Nonchalantly Talking Down on your significant other/ Limiting them
This is a big no-no in my book. In my lifetime, as well as everyone else’s, I’ve been talked down by my exes, whether it be my appearance or what I’ve wanted to be. Sometimes, these words don’t mean much coming from the lips of this person, but to you, those words were unnecessary and not at all the kind of help you were hoping to get from someone. Especially if its coming from someone whose opinions you value. But if you know that something you say could be taken the wrong way, make sure that you let the other person what you are trying to say and from there you can have an understanding between you and the person.
On another note, It’s fine if you don’t agree with something your significant other says, but its another thing if you don’t agree AND just decide to talk down on their views. That’s another no-go. As humans, we should be able to listen to each other, it doesn’t always mean that we have to agree with everything that they have to say, but make note of the areas of where they make valid points. Think about ways where you can add to those valid points. Find a common ground between you and the person. A major part in communication, is our ability to listen to each other and understand what they mean. Honestly, I feel that not a lot of that is going on these days.
Another thing to note is the aspect of limiting someone. Limiting people and stopping them from what they really have a passion for, is a BIG red flag. You want to be with someone who wants to be there for you in all stages of your success. If someone has a passion for something that you see them having a talent for, then LET THEM DO IT. I don’t see why anyone would want to be a road block in your path, if it’s something that you set out to do. Always be supportive, because they probably lack that support at home.
Not spending enough time with each other
Now, this right here, is a huge red flag. I don’t care if the person you are with is busy all the time. If they care about you and love you, they will make a way to come and see you. No ifs, ands, or buts about it. If you’re in a long distance relationship, then time is of the essence, especially because on the days you may have break, the first thing you’d want to do is see your significant other. That’s the main part of the relationship, actually spending time with the person you love.

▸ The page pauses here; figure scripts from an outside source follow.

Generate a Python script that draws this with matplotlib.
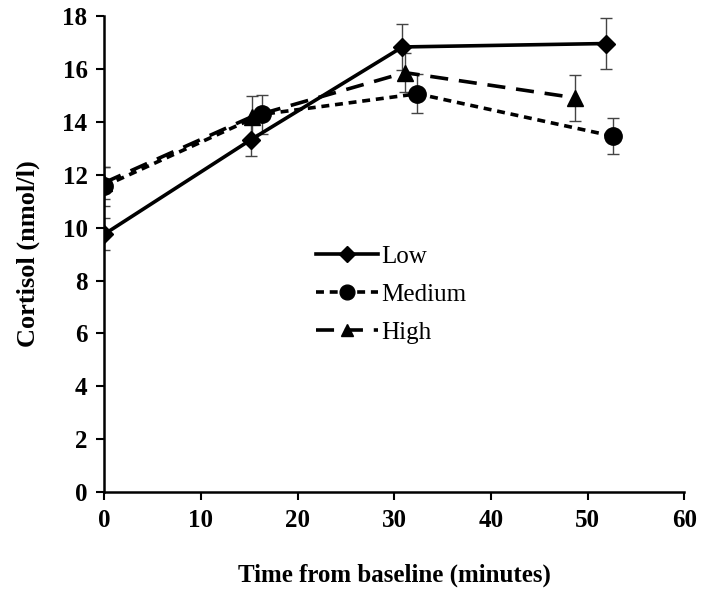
import matplotlib
matplotlib.use('Agg')
from matplotlib import pyplot as plt

# data
lowX = [0, 15.2, 30.85, 51.9]
lowY = [9.75, 13.33, 16.83, 16.96]
lowErr = [0.6, 0.63, 0.87, 0.95]

medX = [0, 16.3, 32.4, 52.6]
medY = [11.57, 14.28, 15.06, 13.46]
medErr = [0.74, 0.75, 0.74, 0.69]

highX = [0, 15.3, 31.1, 48.7]
highY = [11.7, 14.2, 15.86, 14.91]
highErr = [0.6, 0.78, 0.75, 0.86]

xTicks = [0, 10, 20, 30, 40, 50, 60]
yTicks = [0, 2, 4, 6, 8, 10, 12, 14, 16, 18]


def plotCortisol():
  plt.rcParams['font.family'] = ['Liberation Serif', 'DejaVu Serif']
  fig = plt.figure(figsize=(7.04, 5.93), dpi=100)
  ax = fig.add_axes([0.148, 0.170, 0.824, 0.803])

  ebKw = dict(fmt='none', ecolor='#444444', elinewidth=1, capsize=4, capthick=1, zorder=2)
  ax.errorbar(lowX, lowY, yerr=lowErr, **ebKw)
  ax.errorbar(medX, medY, yerr=medErr, **ebKw)
  ax.errorbar(highX, highY, yerr=highErr, **ebKw)

  ax.plot(lowX, lowY, color='black', lw=2.6, ls='-', marker='D', ms=9,
          label='Low', zorder=3)
  ax.plot(medX, medY, color='black', lw=2.6, ls=(0, (2.2, 1.6)), marker='o', ms=12.5,
          label='Medium', zorder=3)
  ax.plot(highX, highY, color='black', lw=2.6, ls=(0, (5, 3)), marker='^', ms=11,
          label='High', zorder=3)

  ax.set_xlim(0, 60)
  ax.set_ylim(0, 18)
  ax.set_xticks(xTicks)
  ax.set_yticks(yTicks)
  for sp in ['top', 'right']:
    ax.spines[sp].set_visible(False)
  for sp in ['left', 'bottom']:
    ax.spines[sp].set_linewidth(1.8)
  ax.tick_params(direction='out', length=6, width=1.5, labelsize=18, pad=6)
  for lbl in ax.get_xticklabels() + ax.get_yticklabels():
    lbl.set_fontweight('bold')

  ax.set_xlabel('Time from baseline (minutes)', fontsize=18, fontweight='bold', labelpad=23)
  ax.set_ylabel('Cortisol (nmol/l)', fontsize=19, fontweight='bold', labelpad=16)

  ax.legend(loc='center left', bbox_to_anchor=(0.365, 0.415), frameon=False,
            fontsize=18, handlelength=2.5, handletextpad=0.1, labelspacing=0.63,
            borderpad=0, borderaxespad=0, markerscale=0.85)

  fig.savefig('out.png', dpi=100)


if __name__ == '__main__':
  plotCortisol()
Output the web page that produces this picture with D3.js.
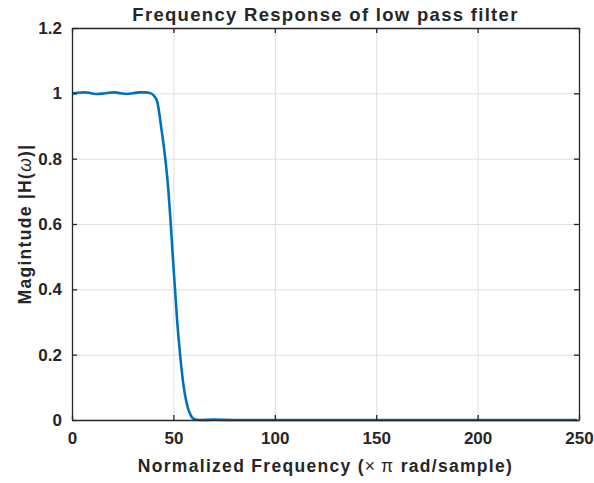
<!DOCTYPE html>
<html lang="en">
<head>
    <meta charset="UTF-8">
    <title>Frequency Response of low pass filter</title>
    <script src="https://d3js.org/d3.v7.min.js"></script>
    <style>
        body {
            margin: 0;
            padding: 0;
            background-color: #fff;
            overflow: hidden;
        }
        text {
            font-family: "Liberation Sans", Arial, sans-serif;
            font-weight: bold;
            fill: #262626;
        }
        .label {
            letter-spacing: 1.3px;
        }
        .grid line {
            stroke: #dfdfdf;
            stroke-width: 1px;
        }
        .response {
            fill: none;
            stroke: #0072bd;
            stroke-width: 2.6px;
        }
    </style>
</head>
<body>
    <div id="chart"></div>

    <script>
        // Values
        const freq = [0, 3, 6, 9, 12, 15, 18, 21, 24, 27, 30, 33, 36, 38, 40, 42, 44, 46, 47.5,
            48.7, 49.7, 50.8, 51.9, 53.3, 54.9, 56.6, 58.5, 60.5, 63, 70, 80, 100, 130, 160, 200, 249];
        const magnitude = [1.000, 1.002, 1.003, 1.001, 0.998, 0.999, 1.002, 1.003, 1.000, 0.998, 1.000,
            1.003, 1.003, 1.002, 0.995, 0.975, 0.895, 0.800, 0.705, 0.600, 0.500, 0.400, 0.300, 0.200,
            0.110, 0.050, 0.015, 0.002, 0.000, 0.001, 0.000, 0.000, 0.000, 0.000, 0.000, 0.000];

        const xTicks = [0, 50, 100, 150, 200, 250];
        const yTicks = [0, 0.2, 0.4, 0.6, 0.8, 1, 1.2];

        const points = freq.map((f, i) => ({ f: f, m: magnitude[i] }));

        const width = 594;
        const height = 483;
        const margin = { top: 28, right: 15, bottom: 63, left: 72 };

        const svg = d3.select("#chart").append("svg")
            .attr("width", width)
            .attr("height", height);

        const x = d3.scaleLinear().domain([0, 250]).range([margin.left, width - margin.right]);
        const y = d3.scaleLinear().domain([0, 1.2]).range([height - margin.bottom, margin.top]);

        // grid
        const grid = svg.append("g").attr("class", "grid");
        grid.selectAll(".gx")
            .data(xTicks.slice(1, -1))
            .enter().append("line")
            .attr("x1", d => x(d) + 0.5).attr("x2", d => x(d) + 0.5)
            .attr("y1", y(0)).attr("y2", y(1.2));
        grid.selectAll(".gy")
            .data(yTicks.slice(1, -1))
            .enter().append("line")
            .attr("y1", d => y(d) + 0.5).attr("y2", d => y(d) + 0.5)
            .attr("x1", x(0)).attr("x2", x(250));

        // curve
        const line = d3.line()
            .x(d => x(d.f))
            .y(d => y(d.m))
            .curve(d3.curveMonotoneX);

        svg.append("path")
            .datum(points)
            .attr("class", "response")
            .attr("d", line);

        // axes (ticks inside, box on all sides)
        const fmtY = d => d3.format("~g")(d);
        const styleAxis = g => {
            g.select(".domain").attr("stroke", "#262626").attr("stroke-width", 1.3);
            g.selectAll(".tick line").attr("stroke", "#262626").attr("stroke-width", 1.3);
            g.selectAll("text").attr("font-size", "17px").attr("fill", "#262626")
                .attr("font-family", "'Liberation Sans', Arial, sans-serif").attr("font-weight", "bold");
        };

        svg.append("g")
            .attr("transform", `translate(0,${y(0)})`)
            .call(d3.axisBottom(x).tickValues(xTicks).tickSizeInner(-5).tickSizeOuter(0).tickPadding(12))
            .call(styleAxis);

        svg.append("g")
            .attr("transform", `translate(0,${y(1.2)})`)
            .call(d3.axisTop(x).tickValues(xTicks).tickSizeInner(-5).tickSizeOuter(0).tickFormat(""))
            .call(styleAxis);

        svg.append("g")
            .attr("transform", `translate(${x(0)},0)`)
            .call(d3.axisLeft(y).tickValues(yTicks).tickFormat(fmtY).tickSizeInner(-5).tickSizeOuter(0).tickPadding(10))
            .call(styleAxis);

        svg.append("g")
            .attr("transform", `translate(${x(250)},0)`)
            .call(d3.axisRight(y).tickValues(yTicks).tickSizeInner(-5).tickSizeOuter(0).tickFormat(""))
            .call(styleAxis);

        // title
        svg.append("text")
            .attr("class", "label")
            .attr("x", (x(0) + x(250)) / 2)
            .attr("y", 21)
            .attr("text-anchor", "middle")
            .attr("font-size", "18.5px")
            .text("Frequency Response of low pass filter");

        // x label
        const xl = svg.append("text")
            .attr("class", "label")
            .attr("x", (x(0) + x(250)) / 2)
            .attr("y", 472)
            .attr("text-anchor", "middle")
            .attr("font-size", "17.5px");
        xl.append("tspan").text("Normalized Frequency (");
        xl.append("tspan").attr("font-weight", "normal").text("\u00d7\u2009\u03c0");
        xl.append("tspan").text(" rad/sample)");

        // y label
        const yl = svg.append("text")
            .attr("class", "label")
            .attr("transform", `translate(31,${(y(0) + y(1.2)) / 2}) rotate(-90)`)
            .attr("text-anchor", "middle")
            .attr("font-size", "17.5px");
        yl.append("tspan").text("Magintude |H(");
        yl.append("tspan").attr("font-weight", "normal").attr("font-style", "italic").text("\u03c9");
        yl.append("tspan").text(")|");
    </script>
</body>
</html>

If they aren’t putting in the time to make the relationship flourish and grow, then that’s a red flag in my book. The bottom line is if you or the other person can’t pencil each other in on days that you are free, then where is your free time going?
I mean think about it from the stand point of a long distance relationship, every once in a while you should make a plan with your person to talk or even video chat!(because we have that now!) You don’t necessarily have to talk everyday, because maybe work calls for some extra hours or school requires a little bit more of studying some nights. However, always remember this: every little bit of time counts. So put in the time if you haven’t been doing so already and show your boo how much you care about them.
Take notes, everyone! Work hard in your relationships and be a better person for your significant other!